Friday, January 30, 2015

Community-Company Engagement: “Good” Practice in Extractive Industries


The extractive industries, including mining, oil and gas, continue to have large-scale and systemic impacts on indigenous peoples and local communities that live on or near such projects. Communities, whether they seek to resist the entry of extractive industries on their lands – due to the well-known history of gross violations of their rights as a result of mining activities or due to lack of obvious benefits – or whether they seek to cooperate with the hope of obtaining some benefits, will usually interact with companies in some form or another. 

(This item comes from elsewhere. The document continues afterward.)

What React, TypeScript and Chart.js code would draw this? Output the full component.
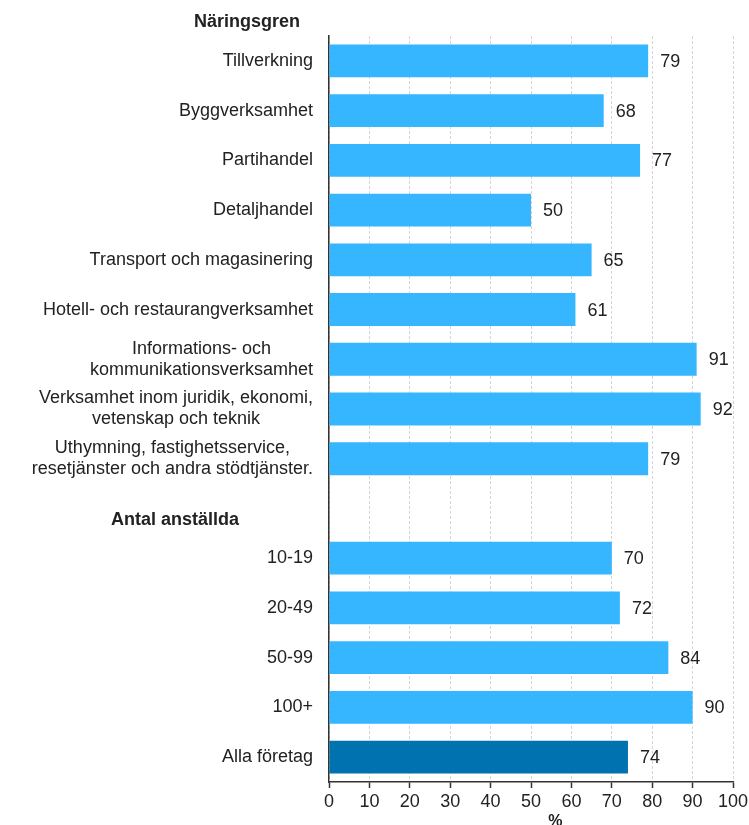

Over the past years companies and communities have increasingly engaged through amicable means. These types of ‘community-company engagements’ have taken a broad range of interactions inducing dialogue throughout a project’s life cycle, including specific negotiations, agreements and accompanying mechanisms such as grievance mechanisms and development funds. This paper  by Marie Wilke, Laura Letourneau-Tremblay and Stephanie Booker seeks to examine community-company engagement through the lens of communities that, for a variety of reasons, struggle to engage with companies and who seek to use these types of agreements to formalize their role in the process, to obtain clear commitments on key points such as the scope of impact assessments, to draw up mechanisms that can address potential conflicts and to set the stage for more comprehensive socio-economic participation negotiations at a later stage.